From the perspective of capital, the prospect of large numbers of people being out of work is potentially disastrous. Here are two reasons.

First, capitalists need people to go to work and get money to buy what they’re selling, or else the whole cycle of production comes to a halt. Second, large numbers of people out of work get hungry and desperate. They can take measures like marching, blocking roads and taking what they need from stores, and in history have been known to make revolutions to appropriate capitalists’ property. While Avent describes digital capitalism as dangerous for workers, it is in fact dangerous for capitalists as well.

Avent takes another pass at the idea that technology is replacing human workers. He writes that AI “is very nearly a pure substitute for labor.” This could have been the beginning of an acknowledgement that the current system is done for, that it has outlasted its usefulness to humanity. He could have challenged his readers to imagine an economic system in which everyone could benefit from our collective intelligence and labor.

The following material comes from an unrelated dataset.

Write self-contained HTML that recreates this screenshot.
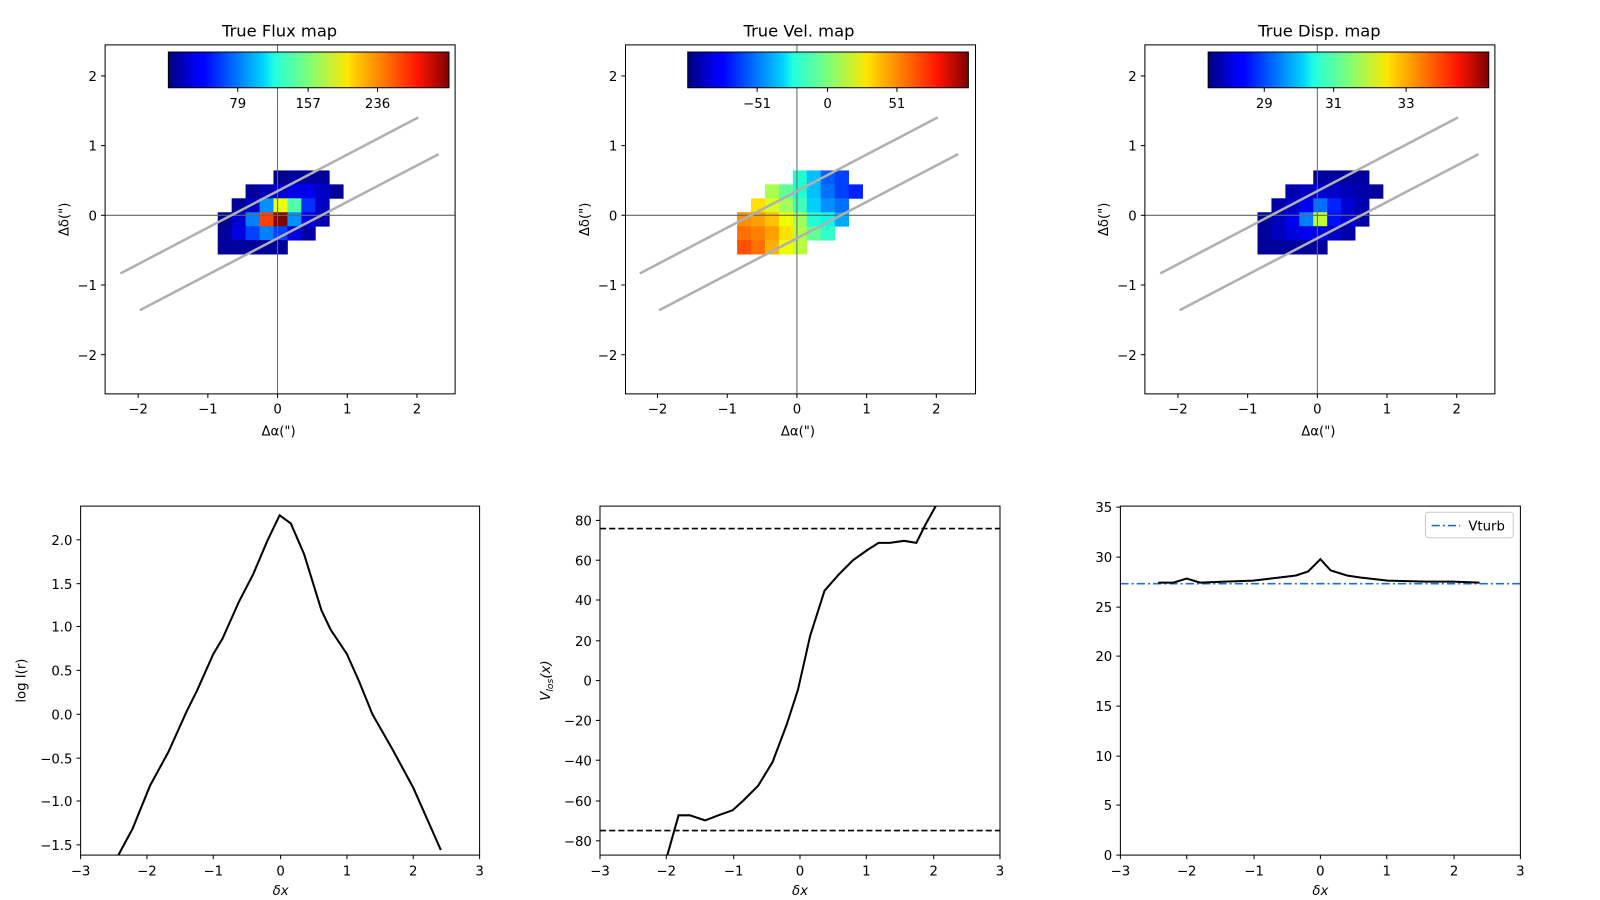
<!DOCTYPE html>
<html><head><meta charset="utf-8"><style>
body{margin:0;background:#fff}
svg{display:block}
text{font-family:"DejaVu Sans","Liberation Sans",sans-serif;font-size:13px;fill:#000}
.t{font-size:16px}
</style></head><body>
<svg width="1600" height="900" viewBox="0 0 1600 900" xmlns="http://www.w3.org/2000/svg">
<defs>
<linearGradient id="jet" x1="0" x2="1" y1="0" y2="0">
<stop offset="0" stop-color="#000080"/><stop offset="0.11" stop-color="#0000ff"/>
<stop offset="0.125" stop-color="#0000ff"/><stop offset="0.34" stop-color="#00d4ff"/>
<stop offset="0.375" stop-color="#1fffe0"/><stop offset="0.5" stop-color="#7dff7a"/>
<stop offset="0.64" stop-color="#ffe600"/><stop offset="0.66" stop-color="#ffd000"/>
<stop offset="0.89" stop-color="#ff1400"/><stop offset="1" stop-color="#800000"/>
</linearGradient>
</defs>
<g transform="scale(1.0204)">
<g id="maps"></g>
<script>
(function(){
const NS="http://www.w3.org/2000/svg";
const root=document.getElementById('maps');
function el(t,a,txt){const e=document.createElementNS(NS,t);for(const k in a)e.setAttribute(k,a[k]);if(txt!==undefined)e.textContent=txt;root.appendChild(e);return e;}
const starts=[4,2,1,0,0,0];
const flux=[
["#00008f","#0000a0","#0000a0","#0000a0"],
["#00009a","#0000b5","#0000d0","#0000e8","#0000f0","#0000c8","#00009a"],
["#00009a","#0000c0","#0090ff","#e8ff10","#50ffa8","#0030ff","#0000c8"],
["#00008f","#0000d0","#0080ff","#ff4000","#800000","#0090ff","#0000e8","#0000b0"],
["#00009a","#0000e0","#0040ff","#0080ff","#0040ff","#0000e0","#0000a8"],
["#00009a","#00009a","#00009a","#00009a","#00009a"]];
const vel=[
["#20ffd0","#00c0ff","#0060ff","#0040ff"],
["#a8ff50","#60ff98","#20ffd0","#00c0ff","#0070ff","#0040ff","#0020ff"],
["#ffe000","#d8ff20","#a0ff58","#40ffb8","#00d0ff","#0090ff","#0070ff"],
["#ff9000","#ffa000","#ffc000","#f0ff00","#a0ff58","#20ffd8","#10f8e8","#00a8ff"],
["#ff7000","#ff8000","#ffa000","#ffe000","#b0ff48","#60ff98","#30ffc8"],
["#ff5000","#ff7000","#ffb000","#f0ff00","#b8ff40"]];
const disp=[
["#0000a0","#0000a0","#0000a0","#0000a0"],
["#0000b0","#0000c0","#0000d8","#0000c8","#0000b8","#0000a8","#00009a"],
["#0000a8","#0000c8","#0000f0","#0070ff","#0020ff","#0000d0","#0000b0"],
["#00009a","#0000c0","#0000f0","#0080ff","#c0ff30","#0010ff","#0000d0","#0000a8"],
["#00009a","#0000c0","#0000e0","#0000f0","#0000e8","#0000c0","#0000a8"],
["#00009a","#00009a","#00009a","#00009a","#00009a"]];
const panels=[{x0:272,L:103,data:flux,title:"True Flux map",cb:["79","157","236"],off:[68,137,205]},
{x0:781,L:613,data:vel,title:"True Vel. map",cb:["\u221251","0","51"],off:[68,137,205]},
{x0:1291,L:1122,data:disp,title:"True Disp. map",cb:["29","31","33"],off:[55,123,194]}];
const s=68.3, c=13.66;
panels.forEach(p=>{
 const R=p.L+343;
 p.data.forEach((row,r)=>{row.forEach((col,i)=>{const k=starts[r]+i;
  el('rect',{x:(p.x0-4+(k-4)*c).toFixed(2),y:(208+(r-3)*c).toFixed(2),width:c+0.4,height:c+0.4,fill:col});});});
 el('line',{x1:p.x0,x2:p.x0,y1:44,y2:386,stroke:'#666','stroke-width':1});
 el('line',{x1:p.L,x2:R,y1:211,y2:211,stroke:'#666','stroke-width':1});
 const dx=p.x0-272;
 el('line',{x1:118+dx,y1:268,x2:410+dx,y2:115,stroke:'#b0b0b0','stroke-width':2.5});
 el('line',{x1:137+dx,y1:304,x2:430+dx,y2:151,stroke:'#b0b0b0','stroke-width':2.5});
 el('rect',{x:p.L,y:44,width:343,height:342,fill:'none',stroke:'#000','stroke-width':1});
 [-2,-1,0,1,2].forEach(v=>{const x=p.x0+v*s;
  el('line',{x1:x,x2:x,y1:386,y2:390,stroke:'#000'});
  el('text',{x:x,y:405,'text-anchor':'middle'},v<0?'\u2212'+(-v):''+v);
  const y=211-v*s;
  el('line',{x1:p.L-4,x2:p.L,y1:y,y2:y,stroke:'#000'});
  el('text',{x:p.L-8,y:y+5,'text-anchor':'end'},v<0?'\u2212'+(-v):''+v);});
 el('text',{x:p.x0+1,y:427,'text-anchor':'middle'},'\u0394\u03b1(")');
 el('text',{x:0,y:0,'text-anchor':'middle',transform:`translate(${p.L-36},${215}) rotate(-90)`},'\u0394\u03b4(")');
 el('text',{x:p.x0+2,y:36,'text-anchor':'middle','class':'t'},p.title);
 const cbL=p.x0-107;
 el('rect',{x:cbL,y:51,width:275,height:35,fill:'url(#jet)',stroke:'#000','stroke-width':1});
 p.off.forEach((o,i)=>{el('line',{x1:cbL+o,x2:cbL+o,y1:86,y2:90,stroke:'#000'});
  el('text',{x:cbL+o,y:106,'text-anchor':'middle'},p.cb[i]);});
});
})();
</script>

<g>
<rect x="79" y="496" width="391" height="342" fill="none" stroke="#000"/>
<polyline fill="none" stroke="#000" stroke-width="2" points="116,838 130,812 147,770 165,737 183,697 193,677 209,641 218,626 234,590 248,563 262,530 274,505 285,513 298,543 315,598 324,617 340,641 352,668 365,700 385,735 405,772 432,833"/>
<g stroke="#000">
<line x1="79" x2="79" y1="838" y2="842"/><line x1="144" x2="144" y1="838" y2="842"/><line x1="209" x2="209" y1="838" y2="842"/><line x1="275" x2="275" y1="838" y2="842"/><line x1="340" x2="340" y1="838" y2="842"/><line x1="405" x2="405" y1="838" y2="842"/><line x1="470" x2="470" y1="838" y2="842"/>
<line x1="75" x2="79" y1="529" y2="529"/><line x1="75" x2="79" y1="572" y2="572"/><line x1="75" x2="79" y1="614" y2="614"/><line x1="75" x2="79" y1="657" y2="657"/><line x1="75" x2="79" y1="700" y2="700"/><line x1="75" x2="79" y1="743" y2="743"/><line x1="75" x2="79" y1="785" y2="785"/><line x1="75" x2="79" y1="828" y2="828"/>
</g>
<g text-anchor="middle"><text x="79" y="858">−3</text><text x="144" y="858">−2</text><text x="209" y="858">−1</text><text x="275" y="858">0</text><text x="340" y="858">1</text><text x="405" y="858">2</text><text x="470" y="858">3</text></g>
<g text-anchor="end"><text x="71" y="534">2.0</text><text x="71" y="577">1.5</text><text x="71" y="619">1.0</text><text x="71" y="662">0.5</text><text x="71" y="705">0.0</text><text x="71" y="748">−0.5</text><text x="71" y="790">−1.0</text><text x="71" y="833">−1.5</text></g>
<text x="275" y="877" text-anchor="middle" font-style="italic">δx</text>
<text transform="translate(25,667) rotate(-90)" text-anchor="middle">log I(r)</text>
</g>

<g>
<line x1="588" x2="980" y1="518" y2="518" stroke="#000" stroke-width="1.6" stroke-dasharray="6,3"/>
<line x1="588" x2="980" y1="814" y2="814" stroke="#000" stroke-width="1.6" stroke-dasharray="6,3"/>
<polyline fill="none" stroke="#000" stroke-width="2" points="654,838 665,799 676,799 691,804 704,799 718,794 728,785 743,770 757,747 771,710 782,676 794,623 808,579 822,563 836,549 850,539 861,532 872,532 886,530 898,532 907,514 917,496"/>
<rect x="588" y="496" width="392" height="342" fill="none" stroke="#000"/>
<g stroke="#000">
<line x1="588" x2="588" y1="838" y2="842"/><line x1="653" x2="653" y1="838" y2="842"/><line x1="719" x2="719" y1="838" y2="842"/><line x1="784" x2="784" y1="838" y2="842"/><line x1="849" x2="849" y1="838" y2="842"/><line x1="915" x2="915" y1="838" y2="842"/><line x1="980" x2="980" y1="838" y2="842"/>
<line x1="584" x2="588" y1="510" y2="510"/><line x1="584" x2="588" y1="549" y2="549"/><line x1="584" x2="588" y1="588" y2="588"/><line x1="584" x2="588" y1="628" y2="628"/><line x1="584" x2="588" y1="667" y2="667"/><line x1="584" x2="588" y1="706" y2="706"/><line x1="584" x2="588" y1="745" y2="745"/><line x1="584" x2="588" y1="785" y2="785"/><line x1="584" x2="588" y1="824" y2="824"/>
</g>
<g text-anchor="middle"><text x="588" y="858">−3</text><text x="653" y="858">−2</text><text x="719" y="858">−1</text><text x="784" y="858">0</text><text x="849" y="858">1</text><text x="915" y="858">2</text><text x="980" y="858">3</text></g>
<g text-anchor="end"><text x="580" y="515">80</text><text x="580" y="554">60</text><text x="580" y="593">40</text><text x="580" y="633">20</text><text x="580" y="672">0</text><text x="580" y="711">−20</text><text x="580" y="750">−40</text><text x="580" y="790">−60</text><text x="580" y="829">−80</text></g>
<text x="784" y="877" text-anchor="middle" font-style="italic">δx</text>
<text transform="translate(539,667) rotate(-90)" text-anchor="middle"><tspan font-style="italic">V</tspan><tspan font-size="9" font-style="italic" dy="3">los</tspan><tspan dy="-3" font-style="italic">(x)</tspan></text>
</g>

<g>
<line x1="1098" x2="1490" y1="572" y2="572" stroke="#1f6fcf" stroke-width="1.6" stroke-dasharray="8,3,2,3"/>
<polyline fill="none" stroke="#000" stroke-width="2" points="1135,571 1150,571 1163,567 1176,571 1200,570 1228,569 1254,566 1270,564 1282,560 1294,548 1304,559 1320,564 1333,566 1360,569 1398,570 1424,570 1450,571"/>
<rect x="1098" y="496" width="392" height="342" fill="none" stroke="#000"/>
<rect x="1397" y="502" width="86" height="25" rx="3" fill="#fff" stroke="#ccc"/>
<line x1="1403" x2="1431" y1="515" y2="515" stroke="#1f6fcf" stroke-width="1.6" stroke-dasharray="8,3,2,3"/>
<text x="1439" y="520">Vturb</text>
<g stroke="#000">
<line x1="1098" x2="1098" y1="838" y2="842"/><line x1="1163" x2="1163" y1="838" y2="842"/><line x1="1229" x2="1229" y1="838" y2="842"/><line x1="1294" x2="1294" y1="838" y2="842"/><line x1="1359" x2="1359" y1="838" y2="842"/><line x1="1425" x2="1425" y1="838" y2="842"/><line x1="1490" x2="1490" y1="838" y2="842"/>
<line x1="1094" x2="1098" y1="838" y2="838"/><line x1="1094" x2="1098" y1="789" y2="789"/><line x1="1094" x2="1098" y1="741" y2="741"/><line x1="1094" x2="1098" y1="692" y2="692"/><line x1="1094" x2="1098" y1="643" y2="643"/><line x1="1094" x2="1098" y1="595" y2="595"/><line x1="1094" x2="1098" y1="546" y2="546"/><line x1="1094" x2="1098" y1="497" y2="497"/>
</g>
<g text-anchor="middle"><text x="1098" y="858">−3</text><text x="1163" y="858">−2</text><text x="1229" y="858">−1</text><text x="1294" y="858">0</text><text x="1359" y="858">1</text><text x="1425" y="858">2</text><text x="1490" y="858">3</text></g>
<g text-anchor="end"><text x="1090" y="843">0</text><text x="1090" y="794">5</text><text x="1090" y="746">10</text><text x="1090" y="697">15</text><text x="1090" y="648">20</text><text x="1090" y="600">25</text><text x="1090" y="551">30</text><text x="1090" y="502">35</text></g>
<text x="1294" y="877" text-anchor="middle" font-style="italic">δx</text>
</g>
</g>
</svg>
</body></html>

Yet Avent takes the argument in the opposite direction. He writes: “As it [AI] spreads across the economy, labor will lose both leverage within the workplace and the moral claim to a share of the economy’s profits that working provides.”

He is correct about labor losing leverage in the workplace. Union jobs continue to decline, and right-to-work laws and the recent Janus v. AFSCME ruling have dealt further blows to organized labor’s ability to defend itself against the tidal wave of capital.

Where he is dangerously and insidiously wrong is the suggestion that people who don’t or can’t work will lose a “moral claim the economy’s profits.” First, our right to exist does not depend on our relationship to the economy. There is a higher moral law that society must respond to: everybody has a right to live. We can’t be tricked into thinking that our only value in the world is based on being able to go to work. Second, all of the technology that is now replacing workers was created by workers. We all have a right to what our class has collectively produced.

Avent’s article finishes with a series of improbable proposals about making information accessible to all as a way to deal with the deepening crisis. Because he has started with an incorrect explanation for what capital is and how capitalism works, he can’t possibly propose logical solutions to the problems capitalism causes.

To the end, Avent is more concerned with saving capitalism than saving people hurt by capitalism. Rather than “a new capitalism,” our collective proposes an alternate ending. With new capital comes the potential for the end of capitalism—and a new system that all of the working class could warm to.